Virtualisation is a growing trend in university data centres. The catalyst that propelled the University of New Hampshire (UNH) to move towards virtualisation was the recognised ageing of our hardware and software environment and an accelerating demand for services. As researchers compile huge datasets and teaching faculty develop multimedia teaching materials, we are seeing exponential growth in demand. The University is taking advantage of virtualisation to reduce costs while increasing agility and efficiency.
The University’s enterprise computing environment supports virtualised servers, centralised storage and a virtual tape library with deduplication capabilities. Because the virtualisation of servers allows for multiple applications running on a single server, we are seeing a decrease in the number of physical servers, a savings in projected server administration costs, reduced power and cooling expenses, and better data centre space utilisation. The servers are now being utilised more efficiently, and through clustering of servers, additional resources can be easily and quickly reallocated for load balancing and failover. New environments can be quickly deployed as well for testing patches, upgrades or critical security updates.
Savings in storage and storage management costs are also being realised through the use of centralised storage. Server attached storage was utilised only by the applications residing on the server. This practice resulted in high levels of unused, stranded storage. In fact, a study by GlassHouse of our storage environment found only 45% of total storage capacity utilised, even as key applications such as MS Exchange were experiencing service degradation. With virtualised storage on a Storage Area Network (SAN), many applications have access to the same storage pool and storage utilisation can be increased. UNH has found that storage virtualisation allows for easy and flexible deployment and sharing of storage. An additional benefit is that less performance management is needed as they use many spindles when creating a virtual disk. Through the efficiencies of this approach we have been able to more than triple storage capacity without increased staffing.
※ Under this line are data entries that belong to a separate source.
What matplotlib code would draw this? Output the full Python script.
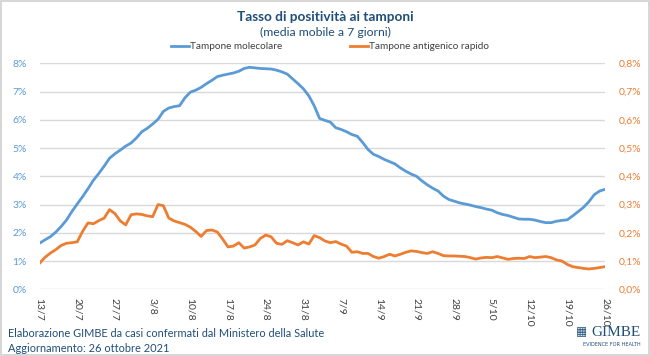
import matplotlib
matplotlib.use("Agg")
import matplotlib.pyplot as plt
from matplotlib.patches import Rectangle
from matplotlib.ticker import FuncFormatter
import numpy as np
import pandas as pd

# 7-day moving average positivity, daily from 13/7 to 26/10/2021
start_date = "2021-07-13"
end_date = "2021-10-26"

molecolare = [
    1.63, 1.75, 1.86, 2.02, 2.22, 2.45, 2.75, 3.02, 3.28, 3.56,
    3.86, 4.10, 4.36, 4.64, 4.80, 4.93, 5.07, 5.18, 5.36, 5.58,
    5.70, 5.85, 6.02, 6.30, 6.42, 6.47, 6.50, 6.78, 6.98, 7.05,
    7.15, 7.28, 7.40, 7.53, 7.58, 7.62, 7.66, 7.72, 7.82, 7.86,
    7.84, 7.82, 7.81, 7.80, 7.76, 7.70, 7.62, 7.45, 7.28, 7.10,
    6.85, 6.50, 6.05, 5.98, 5.92, 5.72, 5.66, 5.58, 5.48, 5.42,
    5.20, 4.95, 4.78, 4.70, 4.60, 4.52, 4.44, 4.30, 4.18, 4.08,
    4.00, 3.84, 3.70, 3.58, 3.48, 3.30, 3.18, 3.12, 3.06, 3.02,
    2.98, 2.93, 2.89, 2.84, 2.80, 2.71, 2.65, 2.61, 2.55, 2.49,
    2.48, 2.48, 2.45, 2.40, 2.36, 2.36, 2.41, 2.44, 2.46, 2.60,
    2.75, 2.90, 3.10, 3.35, 3.48, 3.54,
]

antigenico = [
    0.092, 0.113, 0.128, 0.140, 0.155, 0.163, 0.165, 0.168, 0.205, 0.235,
    0.232, 0.243, 0.252, 0.282, 0.268, 0.242, 0.228, 0.264, 0.267, 0.265,
    0.260, 0.257, 0.300, 0.296, 0.252, 0.242, 0.236, 0.230, 0.220, 0.205,
    0.187, 0.208, 0.210, 0.203, 0.178, 0.150, 0.153, 0.165, 0.146, 0.150,
    0.157, 0.180, 0.192, 0.186, 0.163, 0.159, 0.172, 0.165, 0.157, 0.168,
    0.160, 0.190, 0.183, 0.171, 0.165, 0.169, 0.160, 0.153, 0.131, 0.133,
    0.127, 0.127, 0.116, 0.110, 0.116, 0.124, 0.118, 0.124, 0.131, 0.136,
    0.134, 0.130, 0.127, 0.133, 0.127, 0.119, 0.118, 0.118, 0.117, 0.116,
    0.112, 0.107, 0.111, 0.113, 0.112, 0.116, 0.111, 0.106, 0.109, 0.110,
    0.109, 0.116, 0.112, 0.114, 0.116, 0.112, 0.104, 0.100, 0.088, 0.080,
    0.077, 0.074, 0.072, 0.074, 0.077, 0.080,
]

left_ticks = [0, 1, 2, 3, 4, 5, 6, 7, 8]
right_ticks = [0.0, 0.1, 0.2, 0.3, 0.4, 0.5, 0.6, 0.7, 0.8]

BLUE = "#5B9BD5"
ORANGE = "#ED7D31"
DARK = "#1F4E79"
GRAY = "#404040"
FONT = ["Lato", "DejaVu Sans"]

plt.rcParams["font.family"] = FONT

dates = pd.date_range(start_date, end_date, freq="D")
x = np.arange(len(dates))
tick_pos = x[::7]
tick_labels = [f"{d.day}/{d.month}" for d in dates[::7]]

fig = plt.figure(figsize=(6.5, 3.56), dpi=100)
fig.patches.append(Rectangle((0.0015, 0.0025), 0.997, 0.995, transform=fig.transFigure,
                             fill=False, edgecolor="#D0D0D0", linewidth=1.2))

ax = fig.add_axes([0.0608, 0.1874, 0.8700, 0.6346])
ax2 = ax.twinx()

ax.set_xlim(0, len(x) - 1)
ax.set_ylim(0, 8)
ax2.set_ylim(0, 0.8)

ax.set_yticks(left_ticks)
ax2.set_yticks(right_ticks)
ax.yaxis.set_major_formatter(FuncFormatter(lambda v, p: f"{v:.0f}%"))
ax2.yaxis.set_major_formatter(FuncFormatter(lambda v, p: f"{v:.1f}%".replace(".", ",")))

ax.grid(axis="y", color="#D9D9D9", linewidth=1.0)
ax.set_axisbelow(True)
for a in (ax, ax2):
    for s in a.spines.values():
        s.set_visible(False)

ax.tick_params(axis="y", length=0, labelsize=7.5, labelcolor=BLUE, pad=9)
ax2.tick_params(axis="y", length=0, labelsize=7.5, labelcolor=ORANGE, pad=10)

ax.set_xticks(tick_pos)
ax.set_xticklabels(tick_labels, rotation=270, fontsize=7.5, color=GRAY)
ax.tick_params(axis="x", length=0, pad=6)

l1, = ax.plot(x, molecolare, color=BLUE, linewidth=2.0, label="Tampone molecolare")
l2, = ax2.plot(x, antigenico, color=ORANGE, linewidth=2.0, label="Tampone antigenico rapido")

fig.legend(handles=[l1, l2], loc="center", bbox_to_anchor=(0.508, 0.868), ncol=2,
           frameon=False, fontsize=7.2, handlelength=1.8, handletextpad=0.1,
           columnspacing=6.8, labelcolor=GRAY)

fig.text(0.5, 0.953, "Tasso di positività ai tamponi", ha="center", va="center",
         fontsize=9.8, fontweight="bold", color=DARK)
fig.text(0.5, 0.910, "(media mobile a 7 giorni)", ha="center", va="center",
         fontsize=8.8, color=DARK)

fig.text(0.012, 0.064, "Elaborazione GIMBE da casi confermati dal Ministero della Salute",
         ha="left", va="center", fontsize=7.9, color=DARK)
fig.text(0.012, 0.020, "Aggiornamento: 26 ottobre 2021", ha="left", va="center",
         fontsize=7.9, color=DARK)

# logo
fig.text(0.894, 0.067, "\u25a6", ha="center", va="center", fontsize=8.5, color=DARK,
         family="DejaVu Sans")
fig.text(0.986, 0.067, "GIMBE", ha="right", va="center", fontsize=11,
         color=DARK, family="Liberation Serif")
fig.text(0.986, 0.033, "EVIDENCE FOR HEALTH", ha="right", va="center", fontsize=3.6,
         color=DARK, family="DejaVu Sans")

fig.savefig("out.png", dpi=100)
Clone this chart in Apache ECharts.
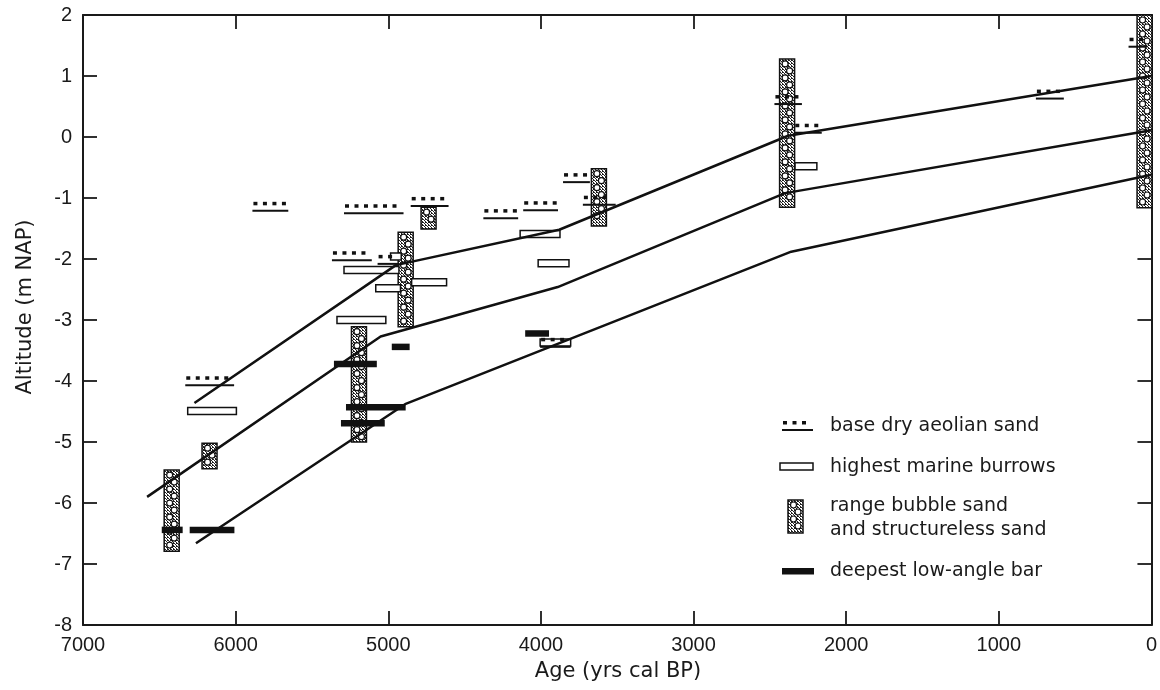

Virtual tape libraries (VTL) and deduplication are also hot technologies these days and are starting to be deployed at UNH. Through the use of the VTL technology, the University is increasing the performance of backup and recovery operations by utilising disk storage as tape. Deduplication is eliminating the storage of duplicate data to make more efficient use of disk space. This will allow for longer retention periods where needed and faster recovery times, while reducing the need for tape backups.
Virtualisation of servers, storage and backups allow the University to achieve its goals of higher availability, better performance, quick scalability and rapid deployment while reducing costs and furthering its commitment to an environmentally friendly data centre.